### AIM
Return the number of lines that contain the word "matplotlib", and return nothing else.

[Stored data entries]
—————

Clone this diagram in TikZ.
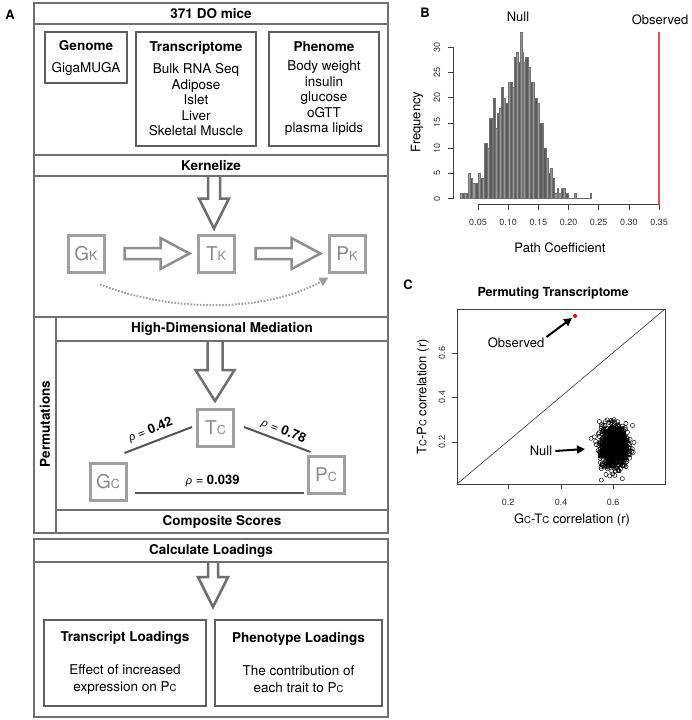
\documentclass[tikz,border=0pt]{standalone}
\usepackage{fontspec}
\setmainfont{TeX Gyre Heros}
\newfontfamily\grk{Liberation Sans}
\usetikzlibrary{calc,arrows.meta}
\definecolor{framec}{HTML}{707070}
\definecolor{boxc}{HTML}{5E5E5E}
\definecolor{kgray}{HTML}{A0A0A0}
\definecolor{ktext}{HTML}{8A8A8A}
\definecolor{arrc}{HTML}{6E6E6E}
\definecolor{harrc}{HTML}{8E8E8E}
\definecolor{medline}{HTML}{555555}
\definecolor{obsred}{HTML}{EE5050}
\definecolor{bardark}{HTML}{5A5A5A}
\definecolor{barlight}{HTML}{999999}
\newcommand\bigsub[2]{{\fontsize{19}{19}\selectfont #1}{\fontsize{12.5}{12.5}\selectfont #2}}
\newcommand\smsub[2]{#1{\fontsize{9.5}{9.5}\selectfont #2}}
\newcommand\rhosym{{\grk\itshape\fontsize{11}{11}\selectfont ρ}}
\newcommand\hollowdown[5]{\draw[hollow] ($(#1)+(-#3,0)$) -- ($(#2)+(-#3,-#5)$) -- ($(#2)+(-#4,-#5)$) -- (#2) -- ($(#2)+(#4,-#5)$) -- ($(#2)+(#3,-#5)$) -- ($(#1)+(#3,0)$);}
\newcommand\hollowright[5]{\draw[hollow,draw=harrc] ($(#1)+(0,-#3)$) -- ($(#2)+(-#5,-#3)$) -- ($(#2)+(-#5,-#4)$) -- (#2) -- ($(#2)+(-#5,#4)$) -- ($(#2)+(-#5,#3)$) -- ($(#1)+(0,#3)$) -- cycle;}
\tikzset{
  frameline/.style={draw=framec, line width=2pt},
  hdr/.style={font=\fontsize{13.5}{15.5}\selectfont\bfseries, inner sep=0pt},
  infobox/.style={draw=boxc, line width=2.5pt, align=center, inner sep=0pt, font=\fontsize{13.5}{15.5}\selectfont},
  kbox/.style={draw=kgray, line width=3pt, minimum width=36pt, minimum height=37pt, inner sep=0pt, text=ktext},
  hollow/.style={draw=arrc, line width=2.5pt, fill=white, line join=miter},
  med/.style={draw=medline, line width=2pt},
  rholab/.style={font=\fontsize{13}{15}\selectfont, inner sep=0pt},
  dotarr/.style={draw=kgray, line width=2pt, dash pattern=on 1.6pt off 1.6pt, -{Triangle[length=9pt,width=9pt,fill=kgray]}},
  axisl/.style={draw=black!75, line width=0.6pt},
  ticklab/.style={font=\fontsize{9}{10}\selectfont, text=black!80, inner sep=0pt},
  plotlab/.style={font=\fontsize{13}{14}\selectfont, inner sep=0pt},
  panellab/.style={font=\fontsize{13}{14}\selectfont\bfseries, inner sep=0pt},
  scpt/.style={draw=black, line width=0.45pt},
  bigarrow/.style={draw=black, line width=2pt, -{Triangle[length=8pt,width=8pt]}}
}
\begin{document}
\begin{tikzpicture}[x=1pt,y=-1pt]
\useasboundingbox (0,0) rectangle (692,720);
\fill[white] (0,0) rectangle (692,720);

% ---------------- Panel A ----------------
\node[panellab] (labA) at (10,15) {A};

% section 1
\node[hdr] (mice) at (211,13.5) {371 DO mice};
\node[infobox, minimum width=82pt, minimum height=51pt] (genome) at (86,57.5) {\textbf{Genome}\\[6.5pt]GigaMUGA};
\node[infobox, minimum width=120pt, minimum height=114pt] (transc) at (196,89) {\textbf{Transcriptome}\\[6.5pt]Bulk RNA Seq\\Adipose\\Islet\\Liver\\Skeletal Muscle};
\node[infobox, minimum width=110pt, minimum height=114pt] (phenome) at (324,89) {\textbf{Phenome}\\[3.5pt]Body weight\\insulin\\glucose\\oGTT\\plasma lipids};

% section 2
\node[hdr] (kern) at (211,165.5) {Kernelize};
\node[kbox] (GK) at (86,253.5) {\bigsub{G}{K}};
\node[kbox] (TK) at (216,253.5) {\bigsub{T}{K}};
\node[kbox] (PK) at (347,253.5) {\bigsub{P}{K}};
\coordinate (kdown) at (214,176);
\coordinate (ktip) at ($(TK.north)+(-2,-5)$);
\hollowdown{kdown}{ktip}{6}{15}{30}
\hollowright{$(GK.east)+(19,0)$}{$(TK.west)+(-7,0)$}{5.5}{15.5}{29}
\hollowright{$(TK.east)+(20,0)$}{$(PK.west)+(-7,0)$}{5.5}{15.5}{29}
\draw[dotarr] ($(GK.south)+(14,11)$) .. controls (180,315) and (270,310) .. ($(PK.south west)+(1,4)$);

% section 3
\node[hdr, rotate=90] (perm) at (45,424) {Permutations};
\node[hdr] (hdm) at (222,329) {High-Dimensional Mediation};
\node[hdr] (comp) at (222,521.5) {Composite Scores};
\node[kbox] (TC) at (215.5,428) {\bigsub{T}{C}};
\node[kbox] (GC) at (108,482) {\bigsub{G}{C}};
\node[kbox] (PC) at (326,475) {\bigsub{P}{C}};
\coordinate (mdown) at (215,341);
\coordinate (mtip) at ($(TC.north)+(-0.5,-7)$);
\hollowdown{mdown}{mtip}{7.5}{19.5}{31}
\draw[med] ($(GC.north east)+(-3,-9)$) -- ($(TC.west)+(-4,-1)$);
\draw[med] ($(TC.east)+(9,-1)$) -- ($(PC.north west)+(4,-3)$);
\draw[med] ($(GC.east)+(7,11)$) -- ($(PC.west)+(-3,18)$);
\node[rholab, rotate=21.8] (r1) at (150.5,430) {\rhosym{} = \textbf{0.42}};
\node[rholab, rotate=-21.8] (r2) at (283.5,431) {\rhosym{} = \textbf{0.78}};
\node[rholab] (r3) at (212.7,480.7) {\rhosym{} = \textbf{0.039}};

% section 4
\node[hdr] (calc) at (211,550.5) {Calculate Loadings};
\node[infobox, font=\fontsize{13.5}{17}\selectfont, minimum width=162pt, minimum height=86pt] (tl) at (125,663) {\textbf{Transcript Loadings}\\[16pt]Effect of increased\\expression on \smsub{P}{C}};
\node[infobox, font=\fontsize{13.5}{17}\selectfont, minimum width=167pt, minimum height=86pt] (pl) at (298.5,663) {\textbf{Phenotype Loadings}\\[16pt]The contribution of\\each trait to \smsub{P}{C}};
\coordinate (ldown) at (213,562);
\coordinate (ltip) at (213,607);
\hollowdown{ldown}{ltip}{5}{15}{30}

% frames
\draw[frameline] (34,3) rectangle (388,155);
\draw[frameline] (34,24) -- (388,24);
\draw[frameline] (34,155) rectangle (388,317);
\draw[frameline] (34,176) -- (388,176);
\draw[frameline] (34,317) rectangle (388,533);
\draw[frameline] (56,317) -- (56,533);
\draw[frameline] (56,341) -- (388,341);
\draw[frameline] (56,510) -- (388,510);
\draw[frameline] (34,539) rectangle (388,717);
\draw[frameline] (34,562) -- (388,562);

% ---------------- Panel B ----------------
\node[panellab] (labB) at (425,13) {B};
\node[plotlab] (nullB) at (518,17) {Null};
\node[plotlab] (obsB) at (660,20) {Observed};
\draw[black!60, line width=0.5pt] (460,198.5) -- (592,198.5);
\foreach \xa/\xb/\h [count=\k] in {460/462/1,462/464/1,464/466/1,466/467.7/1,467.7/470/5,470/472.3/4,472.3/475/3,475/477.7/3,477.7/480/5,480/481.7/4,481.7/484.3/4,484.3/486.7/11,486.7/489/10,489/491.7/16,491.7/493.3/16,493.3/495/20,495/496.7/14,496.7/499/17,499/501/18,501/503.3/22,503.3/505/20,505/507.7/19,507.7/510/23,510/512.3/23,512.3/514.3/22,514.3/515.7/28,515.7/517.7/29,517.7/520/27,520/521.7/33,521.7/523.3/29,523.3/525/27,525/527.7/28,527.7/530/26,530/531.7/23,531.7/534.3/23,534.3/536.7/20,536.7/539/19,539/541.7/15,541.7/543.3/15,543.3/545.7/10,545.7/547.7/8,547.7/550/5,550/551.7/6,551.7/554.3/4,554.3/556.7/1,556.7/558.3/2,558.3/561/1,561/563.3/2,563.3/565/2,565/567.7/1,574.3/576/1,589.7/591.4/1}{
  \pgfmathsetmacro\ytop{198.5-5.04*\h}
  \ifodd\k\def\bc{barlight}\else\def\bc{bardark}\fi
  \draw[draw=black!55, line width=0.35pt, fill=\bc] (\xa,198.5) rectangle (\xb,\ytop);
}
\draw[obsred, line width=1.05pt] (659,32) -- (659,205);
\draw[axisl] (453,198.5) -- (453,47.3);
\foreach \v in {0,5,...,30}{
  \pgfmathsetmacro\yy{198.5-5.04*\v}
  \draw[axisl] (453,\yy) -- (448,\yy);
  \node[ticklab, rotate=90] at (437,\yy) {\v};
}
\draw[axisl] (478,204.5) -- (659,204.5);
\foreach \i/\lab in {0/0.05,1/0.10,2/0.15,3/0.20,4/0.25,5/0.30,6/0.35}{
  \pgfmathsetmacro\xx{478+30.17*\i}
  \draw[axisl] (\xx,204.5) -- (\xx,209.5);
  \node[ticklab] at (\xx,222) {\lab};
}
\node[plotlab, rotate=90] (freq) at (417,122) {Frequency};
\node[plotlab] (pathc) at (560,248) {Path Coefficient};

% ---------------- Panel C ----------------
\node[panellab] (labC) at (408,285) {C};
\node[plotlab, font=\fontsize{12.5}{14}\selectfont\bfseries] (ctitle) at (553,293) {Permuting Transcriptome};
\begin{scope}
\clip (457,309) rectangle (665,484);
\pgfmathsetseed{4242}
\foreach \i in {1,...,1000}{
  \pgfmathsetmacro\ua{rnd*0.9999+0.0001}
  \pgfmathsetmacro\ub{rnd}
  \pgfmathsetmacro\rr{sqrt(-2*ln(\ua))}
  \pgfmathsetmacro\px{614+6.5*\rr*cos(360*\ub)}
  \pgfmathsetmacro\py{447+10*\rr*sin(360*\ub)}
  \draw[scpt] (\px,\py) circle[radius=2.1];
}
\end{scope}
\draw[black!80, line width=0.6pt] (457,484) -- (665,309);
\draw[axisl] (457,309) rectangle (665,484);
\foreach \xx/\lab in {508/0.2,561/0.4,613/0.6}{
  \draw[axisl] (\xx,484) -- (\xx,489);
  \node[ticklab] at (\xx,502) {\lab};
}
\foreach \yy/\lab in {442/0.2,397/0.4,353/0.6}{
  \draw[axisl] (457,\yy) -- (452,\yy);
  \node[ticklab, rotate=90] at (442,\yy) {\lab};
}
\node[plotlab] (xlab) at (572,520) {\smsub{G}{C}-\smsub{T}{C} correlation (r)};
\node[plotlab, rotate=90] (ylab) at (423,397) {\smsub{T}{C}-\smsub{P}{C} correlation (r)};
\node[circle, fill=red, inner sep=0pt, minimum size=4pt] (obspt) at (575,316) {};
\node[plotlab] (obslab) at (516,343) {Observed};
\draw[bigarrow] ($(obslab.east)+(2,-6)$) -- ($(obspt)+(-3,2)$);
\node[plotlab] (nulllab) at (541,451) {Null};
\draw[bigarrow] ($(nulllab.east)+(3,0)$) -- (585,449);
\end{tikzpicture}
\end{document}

—————

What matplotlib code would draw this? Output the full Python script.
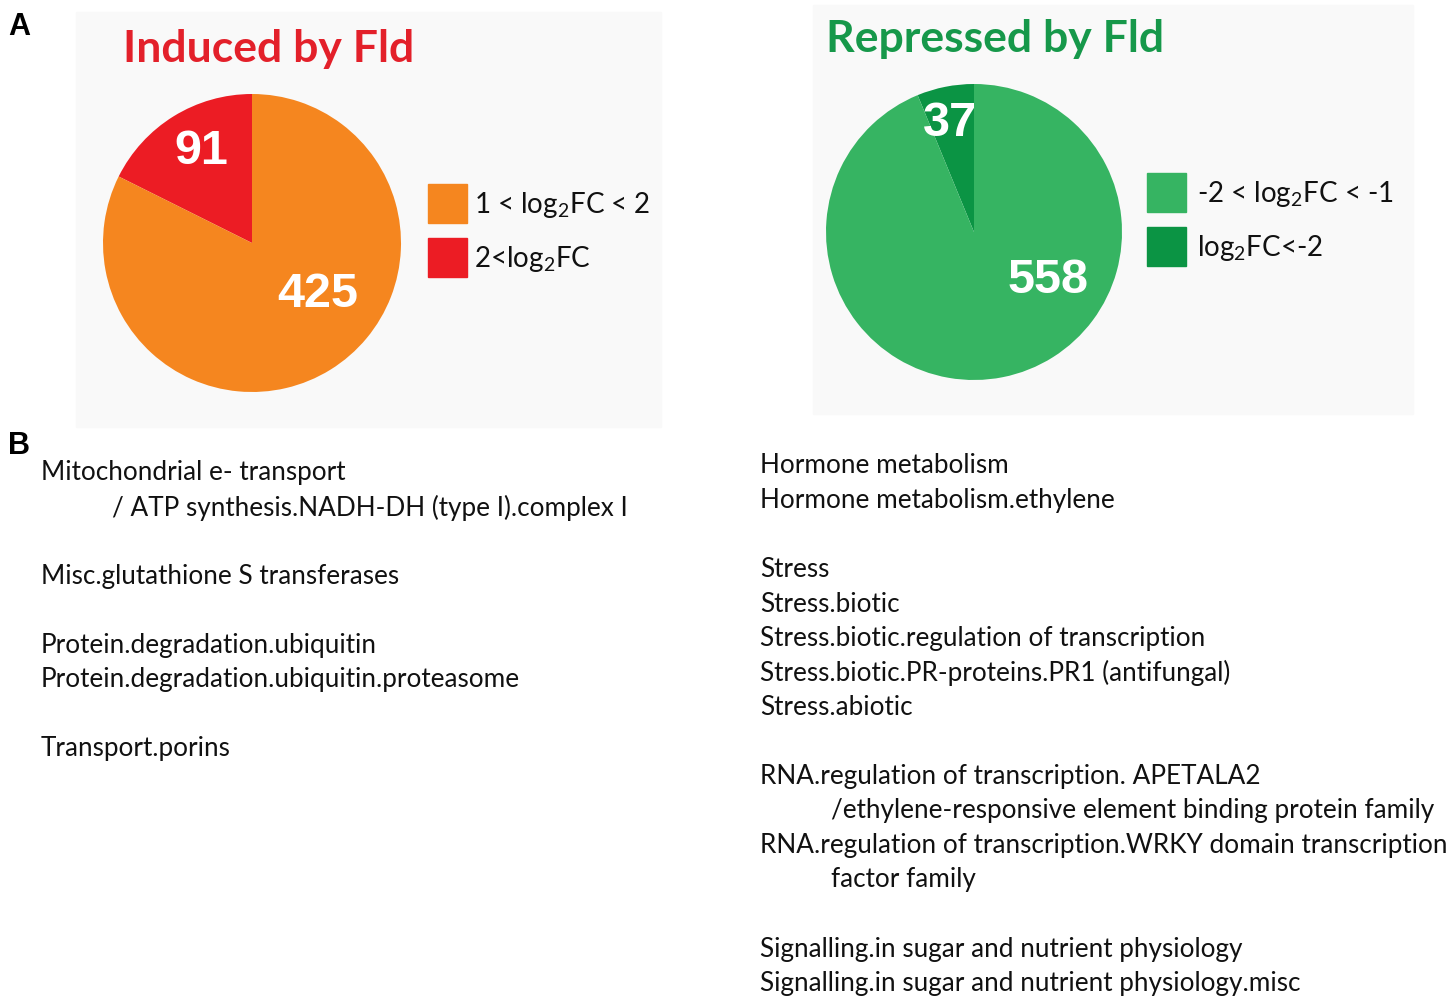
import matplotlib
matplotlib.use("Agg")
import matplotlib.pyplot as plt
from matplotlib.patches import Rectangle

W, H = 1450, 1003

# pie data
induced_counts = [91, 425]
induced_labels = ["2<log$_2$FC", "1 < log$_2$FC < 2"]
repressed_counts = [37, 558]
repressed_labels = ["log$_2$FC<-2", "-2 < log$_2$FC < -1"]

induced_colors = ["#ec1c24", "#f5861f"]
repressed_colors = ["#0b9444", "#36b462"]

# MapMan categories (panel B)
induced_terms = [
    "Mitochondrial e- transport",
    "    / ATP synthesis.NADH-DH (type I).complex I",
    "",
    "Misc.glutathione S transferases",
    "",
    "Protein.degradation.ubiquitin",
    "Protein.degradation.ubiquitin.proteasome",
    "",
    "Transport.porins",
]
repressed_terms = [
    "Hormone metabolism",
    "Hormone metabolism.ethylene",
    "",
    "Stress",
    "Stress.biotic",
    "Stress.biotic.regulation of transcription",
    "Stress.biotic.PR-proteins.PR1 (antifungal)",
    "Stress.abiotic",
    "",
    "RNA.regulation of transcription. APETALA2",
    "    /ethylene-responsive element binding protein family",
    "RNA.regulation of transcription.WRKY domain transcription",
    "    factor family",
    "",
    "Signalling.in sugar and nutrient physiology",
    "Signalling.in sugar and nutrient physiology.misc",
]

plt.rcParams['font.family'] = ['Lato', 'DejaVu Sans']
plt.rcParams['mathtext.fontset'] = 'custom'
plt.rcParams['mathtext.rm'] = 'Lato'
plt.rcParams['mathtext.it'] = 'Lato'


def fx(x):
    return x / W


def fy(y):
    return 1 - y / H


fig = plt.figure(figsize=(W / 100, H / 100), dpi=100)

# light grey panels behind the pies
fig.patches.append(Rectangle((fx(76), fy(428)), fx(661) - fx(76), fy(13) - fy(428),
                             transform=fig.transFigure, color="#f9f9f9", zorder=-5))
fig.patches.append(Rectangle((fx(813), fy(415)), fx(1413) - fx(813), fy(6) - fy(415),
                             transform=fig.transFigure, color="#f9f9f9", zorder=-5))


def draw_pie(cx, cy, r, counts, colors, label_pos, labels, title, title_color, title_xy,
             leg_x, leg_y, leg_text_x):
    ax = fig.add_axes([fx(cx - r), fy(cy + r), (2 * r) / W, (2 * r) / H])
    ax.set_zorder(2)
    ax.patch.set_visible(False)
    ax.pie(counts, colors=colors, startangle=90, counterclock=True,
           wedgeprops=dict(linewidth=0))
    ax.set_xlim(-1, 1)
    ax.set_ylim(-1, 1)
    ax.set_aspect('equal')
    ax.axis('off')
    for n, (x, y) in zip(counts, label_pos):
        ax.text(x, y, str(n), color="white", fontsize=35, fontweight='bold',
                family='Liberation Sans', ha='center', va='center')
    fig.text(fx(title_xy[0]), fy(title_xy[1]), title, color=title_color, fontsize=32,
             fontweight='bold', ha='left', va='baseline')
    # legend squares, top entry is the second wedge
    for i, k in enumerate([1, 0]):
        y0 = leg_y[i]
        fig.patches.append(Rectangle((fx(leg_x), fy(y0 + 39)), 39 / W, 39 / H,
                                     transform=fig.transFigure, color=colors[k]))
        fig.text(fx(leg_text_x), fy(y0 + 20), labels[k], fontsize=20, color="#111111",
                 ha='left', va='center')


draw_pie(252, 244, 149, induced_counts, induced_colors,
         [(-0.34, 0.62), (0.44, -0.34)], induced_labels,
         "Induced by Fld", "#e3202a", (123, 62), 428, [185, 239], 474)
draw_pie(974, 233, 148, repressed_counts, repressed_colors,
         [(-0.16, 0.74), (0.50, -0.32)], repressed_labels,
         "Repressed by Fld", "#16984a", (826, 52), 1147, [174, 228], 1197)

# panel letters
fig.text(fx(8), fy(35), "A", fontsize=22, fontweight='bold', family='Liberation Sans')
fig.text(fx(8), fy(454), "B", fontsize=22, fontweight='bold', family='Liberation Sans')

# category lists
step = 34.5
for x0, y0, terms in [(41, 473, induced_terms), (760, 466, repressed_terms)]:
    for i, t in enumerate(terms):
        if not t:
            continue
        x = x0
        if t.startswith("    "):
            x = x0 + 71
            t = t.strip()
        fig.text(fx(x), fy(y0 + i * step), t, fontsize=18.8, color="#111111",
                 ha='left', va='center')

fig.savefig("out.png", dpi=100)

—————

### EXERCISE ANSWER
5